Year Published: 2015

My Rating:★★★★☆

I loved this first volume in this new graphic novel (or comic? I’m still not sure about these labels) series. It takes place in a world where patriarchy rules all…and you may think, wait. Isn’t that the world we already live in?

Yes.

And no.

Because this graphic novel takes place in a world where patriarchy is in the EXTREME. Women who have been “disobedient” or have presented any traits that may go against the male-vision of what they consider to be a perfect woman are sent to what is called “Bitch Planet”. It is LITERALLY a whole planet dedicated to keeping the women they deem disobedient off of planet Earth.

I seriously hope that this is not the future of Earth because although it makes for an interesting read, I would not want this to happen in real life (as I’m sure every other woman wouldn’t want it happening as well).

I don’t want to go too much into the plot, but I will say that it is thought-provoking, funny, and at times, even heart-breaking.

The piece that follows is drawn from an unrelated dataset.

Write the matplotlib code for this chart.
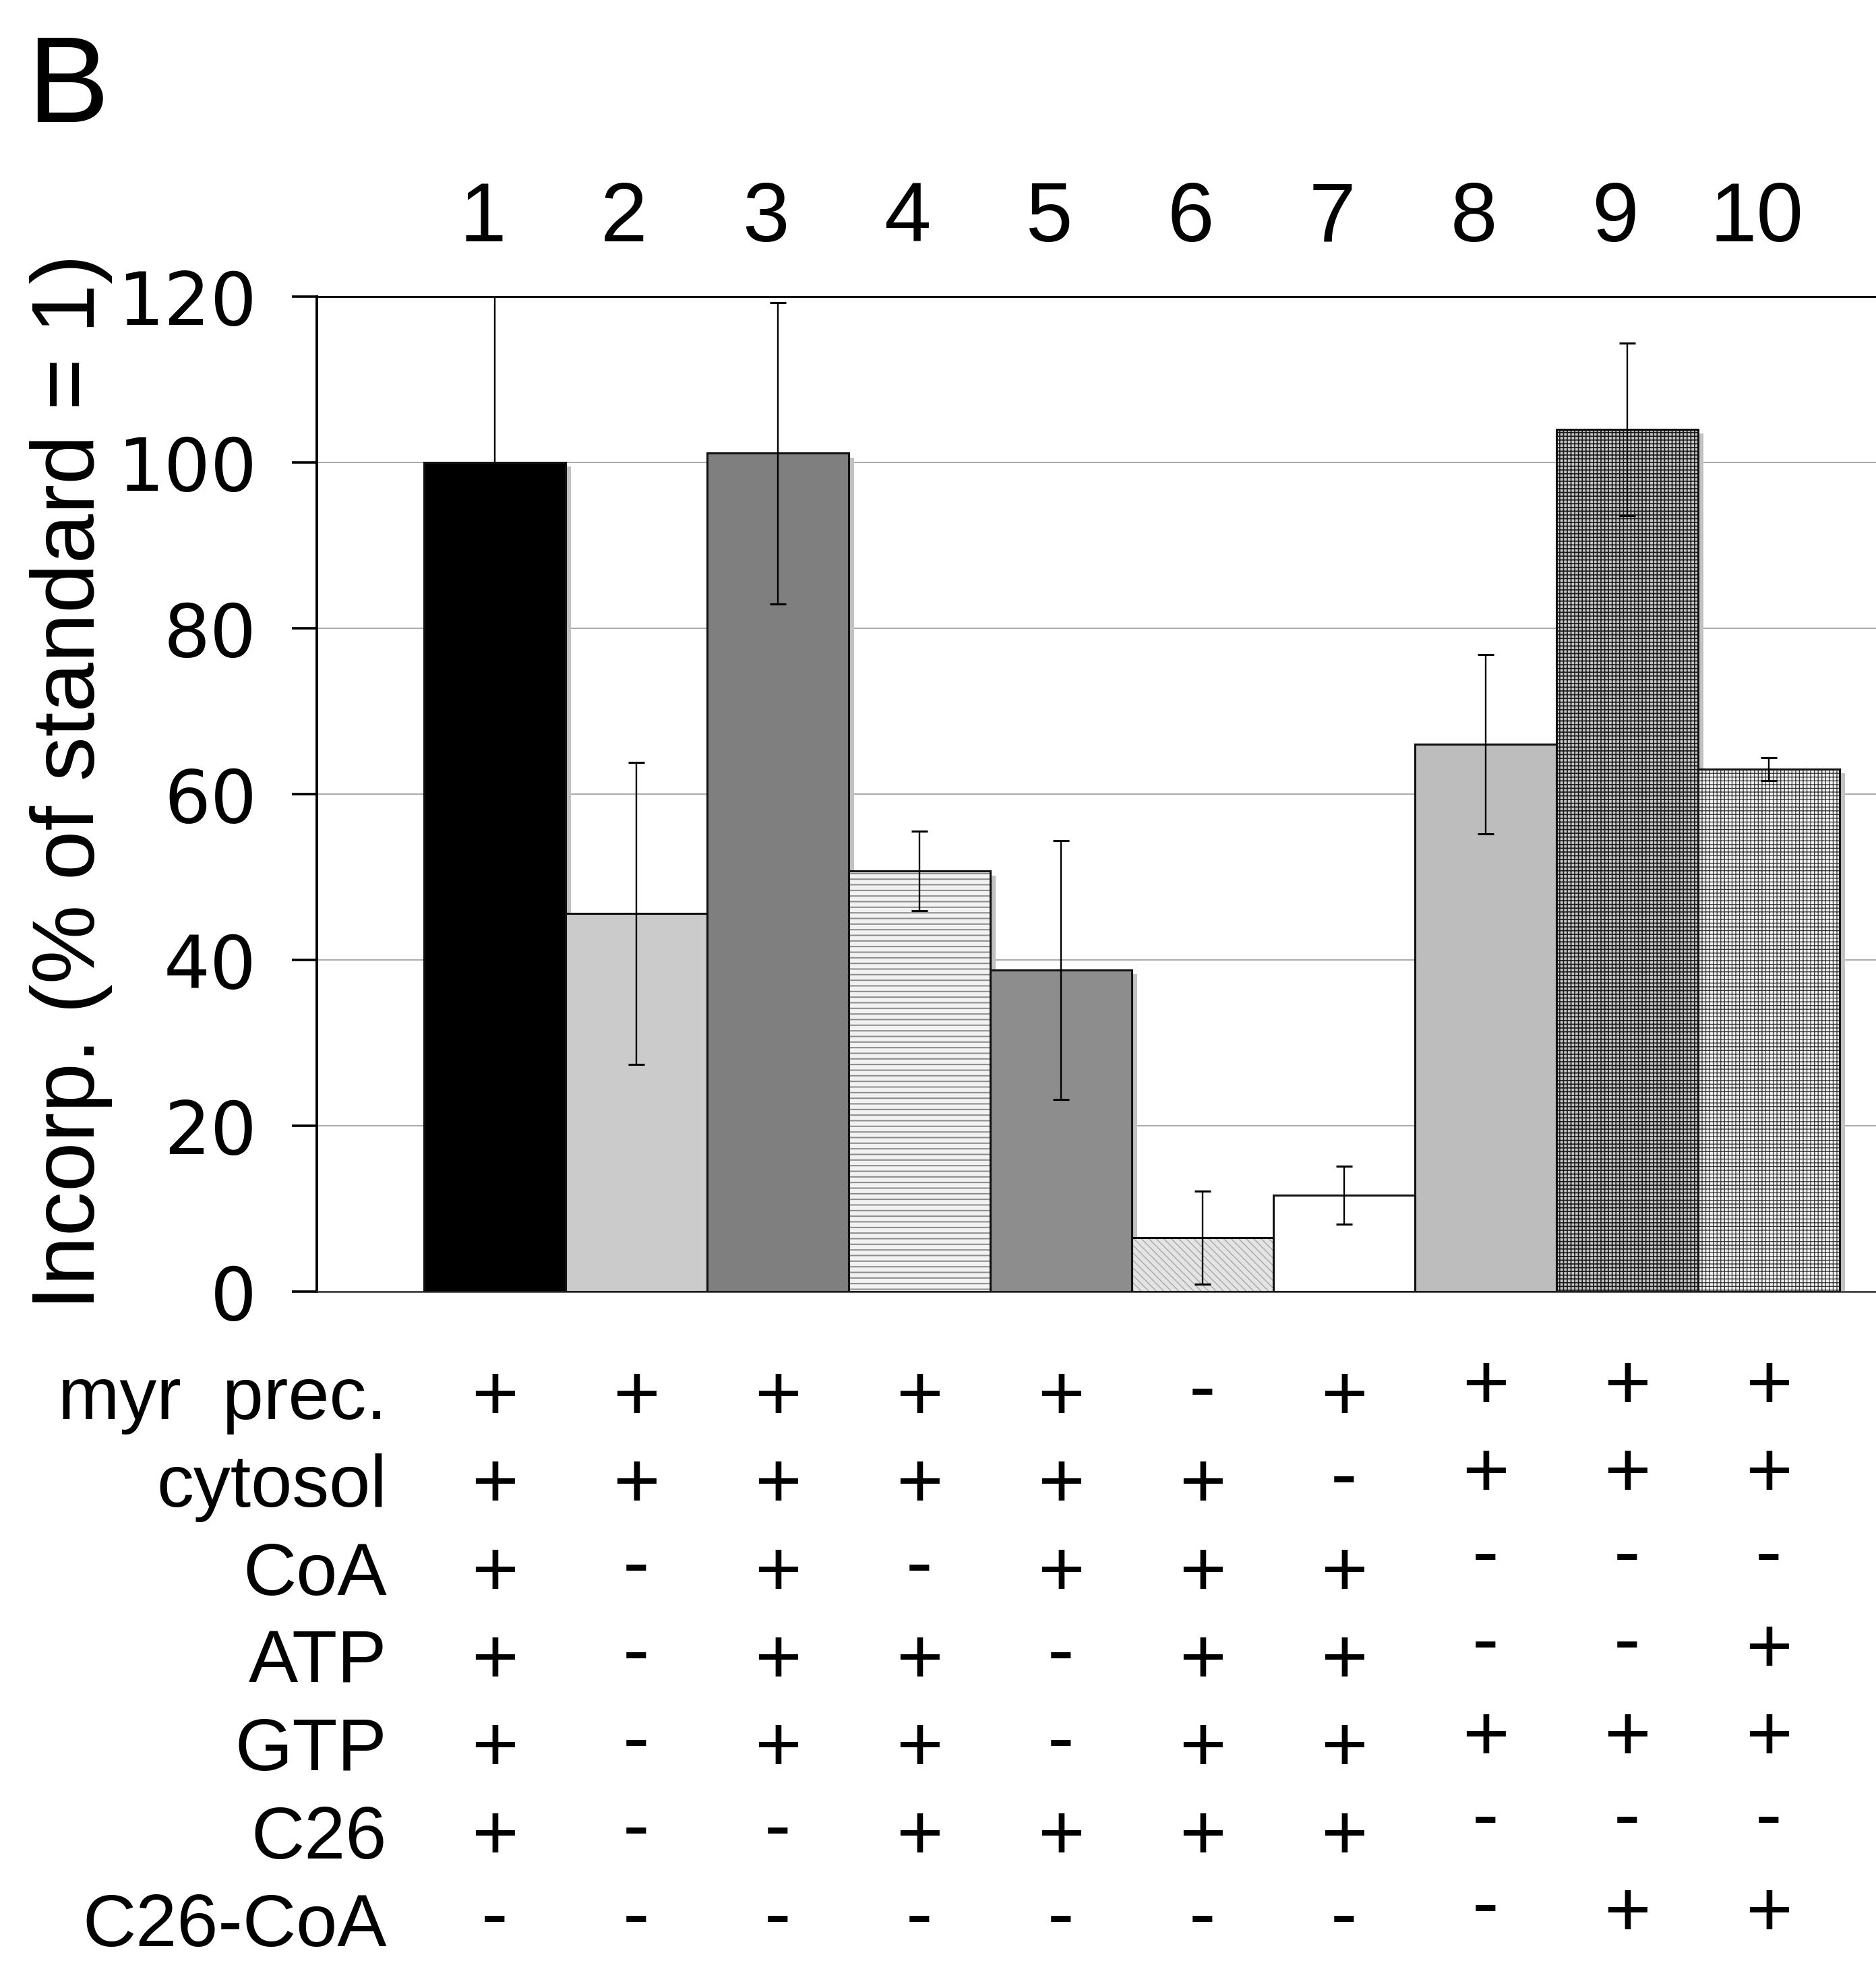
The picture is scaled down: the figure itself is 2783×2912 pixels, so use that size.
import matplotlib
matplotlib.use("Agg")
import matplotlib.pyplot as plt
import matplotlib.transforms as mtransforms
import numpy as np

# ---------------- data ----------------
lanes = ["1", "2", "3", "4", "5", "6", "7", "8", "9", "10"]
values = [100.0, 45.6, 101.1, 50.7, 38.8, 6.5, 11.6, 66.0, 104.0, 63.0]
errors = [21.0, 18.2, 18.2, 4.8, 15.6, 5.6, 3.5, 10.8, 10.4, 1.4]

conditions = ["myr  prec.", "cytosol", "CoA", "ATP", "GTP", "C26", "C26-CoA"]
myr_prec = ["+", "+", "+", "+", "+", "-", "+", "+", "+", "+"]
cytosol  = ["+", "+", "+", "+", "+", "+", "-", "+", "+", "+"]
coa      = ["+", "-", "+", "-", "+", "+", "+", "-", "-", "-"]
atp      = ["+", "-", "+", "+", "-", "+", "+", "-", "-", "+"]
gtp      = ["+", "-", "+", "+", "-", "+", "+", "+", "+", "+"]
c26      = ["+", "-", "-", "+", "+", "+", "+", "-", "-", "-"]
c26_coa  = ["-", "-", "-", "-", "-", "-", "-", "-", "+", "+"]
table = [myr_prec, cytosol, coa, atp, gtp, c26, c26_coa]

yticks = [0, 20, 40, 60, 80, 100, 120]
ylabel = "Incorp. (% of standard = 1)"
panel = "B"

# ---------------- styles ----------------
# (facecolor, hatch, hatch colour, hatch linewidth)
styles = [
    ("#000000", None, "#000000", 1.0),
    ("#cbcbcb", None, "#cbcbcb", 1.0),
    ("#7f7f7f", None, "#7f7f7f", 1.0),
    ("#f2f2f2", "--", "#8a8a8a", 1.4),
    ("#8d8d8d", None, "#8d8d8d", 1.0),
    ("#e4e4e4", "\\\\\\", "#a8a8a8", 1.0),
    ("#ffffff", None, "#ffffff", 1.0),
    ("#bdbdbd", None, "#bdbdbd", 1.0),
    ("#c8c8c8", "+++", "#1a1a1a", 1.2),
    ("#f4f4f4", "+++", "#303030", 0.9),
]

W, H, DPI = 2783, 2912, 100
plt.rcParams["font.family"] = ["DejaVu Sans"]
fig = plt.figure(figsize=(W / DPI, H / DPI), dpi=DPI)
fig.patch.set_facecolor("white")

ax_left, ax_right, ax_top, ax_bot = 470, W, 440, 1916
ax = fig.add_axes([ax_left / W, 1 - ax_bot / H, (ax_right - ax_left) / W, (ax_bot - ax_top) / H])

x = np.arange(len(values))
ax.set_xlim(-1.257, 9.757)
ax.set_ylim(0, 120)

# grid
ax.set_axisbelow(True)
ax.yaxis.grid(True, color="#a4a4a4", linewidth=1.3, zorder=0)

# shadows
ax.bar(x + 0.04, np.array(values) - 0.5, width=1.0, color="#c2c2c2", linewidth=0, zorder=1)

# fills
for i in range(len(values)):
    face, hatch, hcol, hlw = styles[i]
    plt.rcParams["hatch.linewidth"] = hlw
    bc = ax.bar(x[i], values[i], width=1.0, facecolor=face, edgecolor=hcol,
                hatch=hatch, linewidth=0, zorder=2)
    for p in bc:
        if hasattr(p, "set_hatch_linewidth"):
            p.set_hatch_linewidth(hlw)
plt.rcParams["hatch.linewidth"] = 1.0

# outlines
ax.bar(x, values, width=1.0, facecolor="none", edgecolor="#111111", linewidth=2.2, zorder=3)

# error bars
ax.errorbar(x, values, yerr=errors, fmt="none", ecolor="black", elinewidth=1.7,
            capsize=8.5, capthick=2.2, zorder=5)

# axes styling
ax.set_xticks([])
ax.set_yticks(yticks)
ax.set_yticklabels([str(t) for t in yticks])
ax.tick_params(axis="y", direction="out", length=27, width=2.6, pad=37,
               labelsize=78, colors="black")
for lab in ax.get_yticklabels():
    lab.set_fontfamily("DejaVu Sans")
ax.spines["right"].set_visible(False)
ax.spines["top"].set_linewidth(2.0)
ax.spines["top"].set_color("black")
ax.spines["left"].set_linewidth(2.8)
ax.spines["bottom"].set_linewidth(1.8)
ax.spines["bottom"].set_color("#333333")

# helpers
def fy(ypix):
    return 1 - ypix / H

blend = mtransforms.blended_transform_factory(ax.transData, fig.transFigure)

# lane numbers on top
for i, lab in enumerate(lanes):
    ax.text(x[i] - 0.086, fy(358), lab, transform=blend, ha="center", va="baseline",
            fontsize=90, family="Liberation Sans", color="black", clip_on=False)

# y label
fig.text(140 / W, fy(1160), ylabel, rotation=90, rotation_mode="anchor",
         ha="center", va="baseline", fontsize=95, family="Liberation Sans", color="black")

# panel letter
fig.text(40 / W, fy(181), panel, ha="left", va="baseline", fontsize=131,
         family="Liberation Sans", color="black")

# condition table
row_y0, row_dy = 2066, 130.3
for r, (name, signs) in enumerate(zip(conditions, table)):
    yc = row_y0 + r * row_dy
    fig.text(574 / W, fy(yc + 39), name, ha="right", va="baseline", fontsize=79,
             family="Liberation Sans", color="black")
    for i, s in enumerate(signs):
        shift = 16 if i >= 7 else 0
        base = yc + 40 - shift
        if s == "-":
            base -= 10
        ax.text(x[i], fy(base), s, transform=blend, ha="center", va="baseline",
                fontsize=86, family="Liberation Sans", color="black", clip_on=False)

fig.savefig("out.png", dpi=DPI, facecolor="white")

We, in an Orange is the New Black type of style, get to know individual inmates on Bitch Planet and how they will play a role in the overall story arc. We also get to see the society of this futuristic universe and how men control every aspect of it, which was pretty sickening.

Overall I really enjoyed this first volume. The art is fantastic and the story is intriguing as well. I can’t wait to read the next volume coming out at the end of this month.